— BEGIN —

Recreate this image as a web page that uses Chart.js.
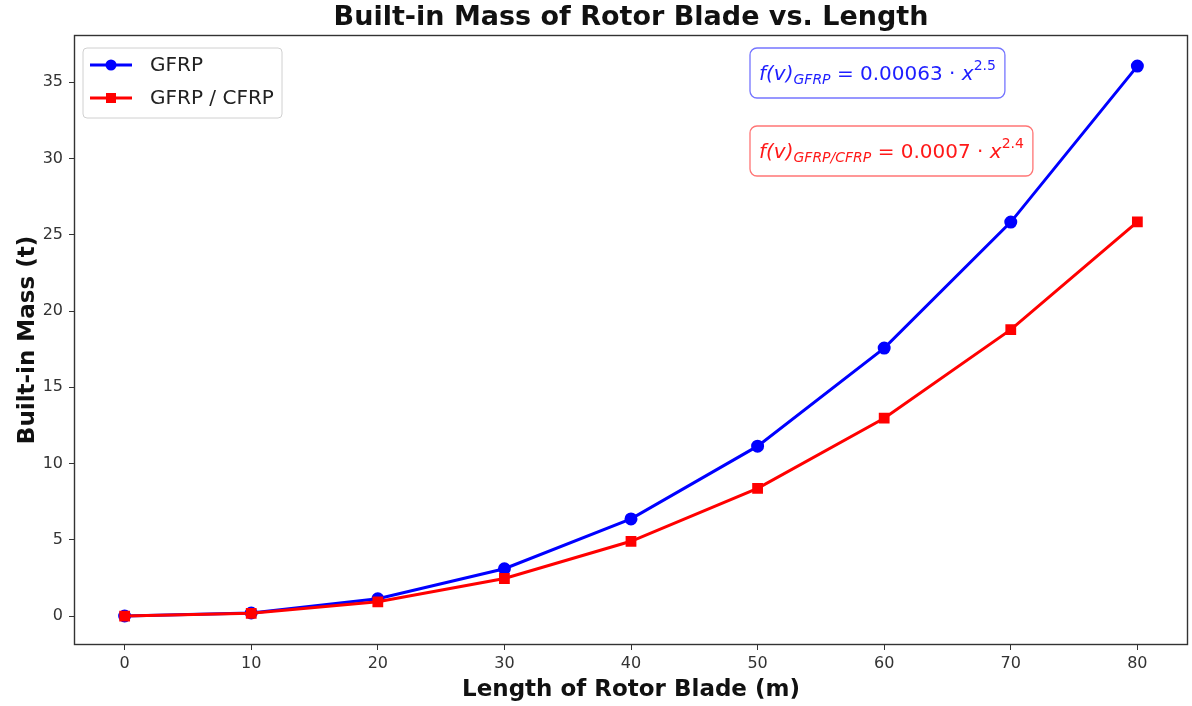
<!DOCTYPE html>
<html>
<head>
<meta charset="utf-8">
<script src="https://cdn.jsdelivr.net/npm/chart.js@4.4.1/dist/chart.umd.min.js"></script>
<style>
  html, body { margin: 0; padding: 0; background: #fff; overflow: hidden; }
  #wrap { width: 1192px; height: 706px; }
  canvas { display: block; }
</style>
</head>
<body>
<div id="wrap"><canvas id="massChart" width="1192" height="706"></canvas></div>
<script>
// blade length (m)
const lengths = [0, 10, 20, 30, 40, 50, 60, 70, 80]
// built-in mass (t)
const massGFRP = [0, 0.2, 1.13, 3.1, 6.37, 11.14, 17.57, 25.83, 36.06]
const massGFRPCFRP = [0, 0.18, 0.93, 2.46, 4.9, 8.37, 12.97, 18.78, 25.85]
const xTicks = [0, 10, 20, 30, 40, 50, 60, 70, 80]
const yTicks = [0, 5, 10, 15, 20, 25, 30, 35]

const titleText = 'Built-in Mass of Rotor Blade vs. Length'
const FONT = "'DejaVu Sans', sans-serif"

function toPoints(xs, ys) {
    return xs.map((x, i) => ({ x: x, y: ys[i] }))
}

// the tick labels never reach the plot edges, so the axes need no extra side padding
function noPadding() {
    return { left: 0, top: 0, right: 0, bottom: 0 }
}

// draw a run of text pieces (italic / sub / sup) one after another
function drawRun(ctx, x, y, parts, color) {
    ctx.fillStyle = color
    ctx.textBaseline = 'alphabetic'
    ctx.textAlign = 'left'
    let cx = x
    parts.forEach(p => {
        ctx.font = (p.italic ? 'oblique ' : '') + p.size + 'px ' + FONT
        ctx.fillText(p.t, cx, y + (p.dy || 0))
        cx += ctx.measureText(p.t).width
    })
    return cx - x
}

function roundBox(ctx, x, y, w, h, r) {
    ctx.beginPath()
    ctx.moveTo(x + r, y)
    ctx.arcTo(x + w, y, x + w, y + h, r)
    ctx.arcTo(x + w, y + h, x, y + h, r)
    ctx.arcTo(x, y + h, x, y, r)
    ctx.arcTo(x, y, x + w, y, r)
    ctx.closePath()
}

const blueEq = [
    { t: 'f(v)', italic: true, size: 20 },
    { t: 'GFRP', italic: true, size: 14, dy: 4 },
    { t: ' = 0.00063 \u00b7 ', size: 20 },
    { t: 'x', italic: true, size: 20 },
    { t: '2.5', size: 14, dy: -10 }
]
const redEq = [
    { t: 'f(v)', italic: true, size: 20 },
    { t: 'GFRP/CFRP', italic: true, size: 14, dy: 4 },
    { t: ' = 0.0007 \u00b7 ', size: 20 },
    { t: 'x', italic: true, size: 20 },
    { t: '2.4', size: 14, dy: -10 }
]

const extras = {
    id: 'extras',
    afterDraw(chart) {
        const ctx = chart.ctx
        const a = chart.chartArea
        ctx.save()

        // axes frame, all four sides
        ctx.strokeStyle = '#333'
        ctx.lineWidth = 1.4
        ctx.strokeRect(a.left + 0.5, a.top + 0.5, a.right - a.left - 1, a.bottom - a.top - 1)

        // title
        ctx.fillStyle = '#111'
        ctx.font = 'bold 27px ' + FONT
        ctx.textAlign = 'center'
        ctx.textBaseline = 'middle'
        ctx.fillText(titleText, (a.left + a.right) / 2, 18)

        // legend, upper left inside the axes
        const lx = a.left + 9, ly = a.top + 13
        ctx.fillStyle = 'rgba(255,255,255,0.85)'
        roundBox(ctx, lx, ly, 199, 70, 4)
        ctx.fill()
        ctx.strokeStyle = '#d0d0d0'
        ctx.lineWidth = 1
        ctx.stroke()
        chart.data.datasets.forEach((ds, i) => {
            const yy = ly + 17 + i * 33
            ctx.strokeStyle = ds.borderColor
            ctx.lineWidth = 3
            ctx.beginPath()
            ctx.moveTo(lx + 7, yy)
            ctx.lineTo(lx + 49, yy)
            ctx.stroke()
            ctx.fillStyle = ds.backgroundColor
            if (ds.pointStyle === 'rect') {
                ctx.fillRect(lx + 23, yy - 5, 10, 10)
            } else {
                ctx.beginPath()
                ctx.arc(lx + 28, yy, 5.5, 0, Math.PI * 2)
                ctx.fill()
            }
            ctx.fillStyle = '#222'
            ctx.font = '20px ' + FONT
            ctx.textAlign = 'left'
            ctx.textBaseline = 'middle'
            ctx.fillText(ds.label, lx + 67, yy + 1)
        })

        // fitted equations
        const ex = a.left + 676
        ;[[blueEq, 'rgb(30,30,255)', 'rgba(70,70,255,0.75)', a.top + 13],
          [redEq, 'rgb(255,25,25)', 'rgba(255,70,70,0.75)', a.top + 91]].forEach(([eq, col, edge, top]) => {
            ctx.save()
            ctx.globalAlpha = 0
            const w = drawRun(ctx, 0, 0, eq, col)
            ctx.restore()
            ctx.fillStyle = 'rgba(255,255,255,0.9)'
            roundBox(ctx, ex, top, w + 18, 50, 7)
            ctx.fill()
            ctx.strokeStyle = edge
            ctx.lineWidth = 1.3
            ctx.stroke()
            drawRun(ctx, ex + 9, top + 32, eq, col)
        })

        ctx.restore()
    }
}

const canvas = document.getElementById('massChart')
const ctx = canvas.getContext('2d')

new Chart(ctx, {
    type: 'line',
    data: {
        datasets: [{
            label: 'GFRP',
            data: toPoints(lengths, massGFRP),
            borderColor: 'rgb(0,0,255)',
            backgroundColor: 'rgb(0,0,255)',
            borderWidth: 3,
            pointStyle: 'circle',
            pointRadius: 5,
            pointHoverRadius: 5,
            order: 1
        }, {
            label: 'GFRP / CFRP',
            data: toPoints(lengths, massGFRPCFRP),
            borderColor: 'rgb(255,0,0)',
            backgroundColor: 'rgb(255,0,0)',
            borderWidth: 3,
            pointStyle: 'rect',
            pointRadius: 5.5,
            pointHoverRadius: 5.5,
            order: 0
        }]
    },
    options: {
        responsive: false,
        animation: false,
        layout: { autoPadding: false, padding: { top: 35, right: 4, left: 0, bottom: 0 } },
        plugins: {
            legend: { display: false },
            title: { display: false },
            tooltip: { enabled: false }
        },
        scales: {
            x: {
                type: 'linear',
                min: -4,
                max: 84,
                afterBuildTicks: axis => { axis.ticks = xTicks.map(v => ({ value: v })) },
                afterFit: axis => {
                    axis.height = 61
                    axis.getPadding = noPadding
                },
                grid: { display: true, drawOnChartArea: false, drawTicks: true, tickLength: 5, color: '#333' },
                border: { display: false },
                ticks: { color: '#333', font: { family: FONT, size: 16 }, padding: 4, maxRotation: 0 },
                title: {
                    display: true,
                    text: 'Length of Rotor Blade (m)',
                    color: '#111',
                    font: { family: FONT, size: 23, weight: 'bold' },
                    padding: { top: 0, bottom: 2 }
                }
            },
            y: {
                type: 'linear',
                min: -1.9,
                max: 38.1,
                afterBuildTicks: axis => { axis.ticks = yTicks.map(v => ({ value: v })) },
                afterFit: axis => {
                    axis.width = 74
                    axis.getPadding = noPadding
                },
                grid: { display: true, drawOnChartArea: false, drawTicks: true, tickLength: 5, color: '#333' },
                border: { display: false },
                ticks: { color: '#333', font: { family: FONT, size: 16 }, padding: 6 },
                title: {
                    display: true,
                    text: 'Built-in Mass (t)',
                    color: '#111',
                    font: { family: FONT, size: 23, weight: 'bold' },
                    padding: { top: 14, bottom: 4 }
                }
            }
        }
    },
    plugins: [extras]
})
</script>
</body>
</html>
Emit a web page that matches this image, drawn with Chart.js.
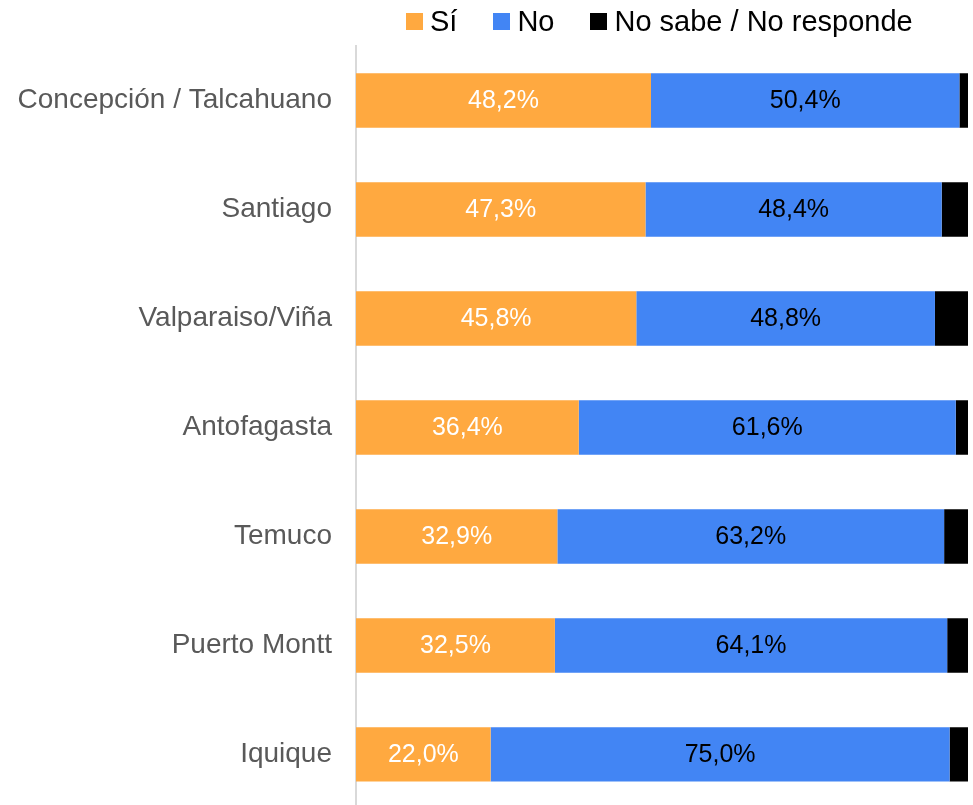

— END —

▶ _WRITTEN PROBLEM_
Pictures are not part of the copy; reproduce everything else in the records exactly.

▶ _TASK RESPONSE_
Recreate this image as a web page that uses Chart.js.
<!DOCTYPE html>
<html>
<head>
<meta charset="utf-8">
<script src="https://cdn.jsdelivr.net/npm/chart.js@4.4.1/dist/chart.umd.min.js"></script>
<style>
  html, body { margin: 0; padding: 0; background: #fff; overflow: hidden; }
  #wrap { width: 1192px; height: 706px; }
  canvas { display: block; }
</style>
</head>
<body>
<div id="wrap"><canvas id="massChart" width="1192" height="706"></canvas></div>
<script>
// blade length (m)
const lengths = [0, 10, 20, 30, 40, 50, 60, 70, 80]
// built-in mass (t)
const massGFRP = [0, 0.2, 1.13, 3.1, 6.37, 11.14, 17.57, 25.83, 36.06]
const massGFRPCFRP = [0, 0.18, 0.93, 2.46, 4.9, 8.37, 12.97, 18.78, 25.85]
const xTicks = [0, 10, 20, 30, 40, 50, 60, 70, 80]
const yTicks = [0, 5, 10, 15, 20, 25, 30, 35]

const titleText = 'Built-in Mass of Rotor Blade vs. Length'
const FONT = "'DejaVu Sans', sans-serif"

function toPoints(xs, ys) {
    return xs.map((x, i) => ({ x: x, y: ys[i] }))
}

// the tick labels never reach the plot edges, so the axes need no extra side padding
function noPadding() {
    return { left: 0, top: 0, right: 0, bottom: 0 }
}

// draw a run of text pieces (italic / sub / sup) one after another
function drawRun(ctx, x, y, parts, color) {
    ctx.fillStyle = color
    ctx.textBaseline = 'alphabetic'
    ctx.textAlign = 'left'
    let cx = x
    parts.forEach(p => {
        ctx.font = (p.italic ? 'oblique ' : '') + p.size + 'px ' + FONT
        ctx.fillText(p.t, cx, y + (p.dy || 0))
        cx += ctx.measureText(p.t).width
    })
    return cx - x
}

function roundBox(ctx, x, y, w, h, r) {
    ctx.beginPath()
    ctx.moveTo(x + r, y)
    ctx.arcTo(x + w, y, x + w, y + h, r)
    ctx.arcTo(x + w, y + h, x, y + h, r)
    ctx.arcTo(x, y + h, x, y, r)
    ctx.arcTo(x, y, x + w, y, r)
    ctx.closePath()
}

const blueEq = [
    { t: 'f(v)', italic: true, size: 20 },
    { t: 'GFRP', italic: true, size: 14, dy: 4 },
    { t: ' = 0.00063 \u00b7 ', size: 20 },
    { t: 'x', italic: true, size: 20 },
    { t: '2.5', size: 14, dy: -10 }
]
const redEq = [
    { t: 'f(v)', italic: true, size: 20 },
    { t: 'GFRP/CFRP', italic: true, size: 14, dy: 4 },
    { t: ' = 0.0007 \u00b7 ', size: 20 },
    { t: 'x', italic: true, size: 20 },
    { t: '2.4', size: 14, dy: -10 }
]

const extras = {
    id: 'extras',
    afterDraw(chart) {
        const ctx = chart.ctx
        const a = chart.chartArea
        ctx.save()

        // axes frame, all four sides
        ctx.strokeStyle = '#333'
        ctx.lineWidth = 1.4
        ctx.strokeRect(a.left + 0.5, a.top + 0.5, a.right - a.left - 1, a.bottom - a.top - 1)

        // title
        ctx.fillStyle = '#111'
        ctx.font = 'bold 27px ' + FONT
        ctx.textAlign = 'center'
        ctx.textBaseline = 'middle'
        ctx.fillText(titleText, (a.left + a.right) / 2, 18)

        // legend, upper left inside the axes
        const lx = a.left + 9, ly = a.top + 13
        ctx.fillStyle = 'rgba(255,255,255,0.85)'
        roundBox(ctx, lx, ly, 199, 70, 4)
        ctx.fill()
        ctx.strokeStyle = '#d0d0d0'
        ctx.lineWidth = 1
        ctx.stroke()
        chart.data.datasets.forEach((ds, i) => {
            const yy = ly + 17 + i * 33
            ctx.strokeStyle = ds.borderColor
            ctx.lineWidth = 3
            ctx.beginPath()
            ctx.moveTo(lx + 7, yy)
            ctx.lineTo(lx + 49, yy)
            ctx.stroke()
            ctx.fillStyle = ds.backgroundColor
            if (ds.pointStyle === 'rect') {
                ctx.fillRect(lx + 23, yy - 5, 10, 10)
            } else {
                ctx.beginPath()
                ctx.arc(lx + 28, yy, 5.5, 0, Math.PI * 2)
                ctx.fill()
            }
            ctx.fillStyle = '#222'
            ctx.font = '20px ' + FONT
            ctx.textAlign = 'left'
            ctx.textBaseline = 'middle'
            ctx.fillText(ds.label, lx + 67, yy + 1)
        })

        // fitted equations
        const ex = a.left + 676
        ;[[blueEq, 'rgb(30,30,255)', 'rgba(70,70,255,0.75)', a.top + 13],
          [redEq, 'rgb(255,25,25)', 'rgba(255,70,70,0.75)', a.top + 91]].forEach(([eq, col, edge, top]) => {
            ctx.save()
            ctx.globalAlpha = 0
            const w = drawRun(ctx, 0, 0, eq, col)
            ctx.restore()
            ctx.fillStyle = 'rgba(255,255,255,0.9)'
            roundBox(ctx, ex, top, w + 18, 50, 7)
            ctx.fill()
            ctx.strokeStyle = edge
            ctx.lineWidth = 1.3
            ctx.stroke()
            drawRun(ctx, ex + 9, top + 32, eq, col)
        })

        ctx.restore()
    }
}

const canvas = document.getElementById('massChart')
const ctx = canvas.getContext('2d')

new Chart(ctx, {
    type: 'line',
    data: {
        datasets: [{
            label: 'GFRP',
            data: toPoints(lengths, massGFRP),
            borderColor: 'rgb(0,0,255)',
            backgroundColor: 'rgb(0,0,255)',
            borderWidth: 3,
            pointStyle: 'circle',
            pointRadius: 5,
            pointHoverRadius: 5,
            order: 1
        }, {
            label: 'GFRP / CFRP',
            data: toPoints(lengths, massGFRPCFRP),
            borderColor: 'rgb(255,0,0)',
            backgroundColor: 'rgb(255,0,0)',
            borderWidth: 3,
            pointStyle: 'rect',
            pointRadius: 5.5,
            pointHoverRadius: 5.5,
            order: 0
        }]
    },
    options: {
        responsive: false,
        animation: false,
        layout: { autoPadding: false, padding: { top: 35, right: 4, left: 0, bottom: 0 } },
        plugins: {
            legend: { display: false },
            title: { display: false },
            tooltip: { enabled: false }
        },
        scales: {
            x: {
                type: 'linear',
                min: -4,
                max: 84,
                afterBuildTicks: axis => { axis.ticks = xTicks.map(v => ({ value: v })) },
                afterFit: axis => {
                    axis.height = 61
                    axis.getPadding = noPadding
                },
                grid: { display: true, drawOnChartArea: false, drawTicks: true, tickLength: 5, color: '#333' },
                border: { display: false },
                ticks: { color: '#333', font: { family: FONT, size: 16 }, padding: 4, maxRotation: 0 },
                title: {
                    display: true,
                    text: 'Length of Rotor Blade (m)',
                    color: '#111',
                    font: { family: FONT, size: 23, weight: 'bold' },
                    padding: { top: 0, bottom: 2 }
                }
            },
            y: {
                type: 'linear',
                min: -1.9,
                max: 38.1,
                afterBuildTicks: axis => { axis.ticks = yTicks.map(v => ({ value: v })) },
                afterFit: axis => {
                    axis.width = 74
                    axis.getPadding = noPadding
                },
                grid: { display: true, drawOnChartArea: false, drawTicks: true, tickLength: 5, color: '#333' },
                border: { display: false },
                ticks: { color: '#333', font: { family: FONT, size: 16 }, padding: 6 },
                title: {
                    display: true,
                    text: 'Built-in Mass (t)',
                    color: '#111',
                    font: { family: FONT, size: 23, weight: 'bold' },
                    padding: { top: 14, bottom: 4 }
                }
            }
        }
    },
    plugins: [extras]
})
</script>
</body>
</html>
Emit a web page that matches this image, drawn with Chart.js.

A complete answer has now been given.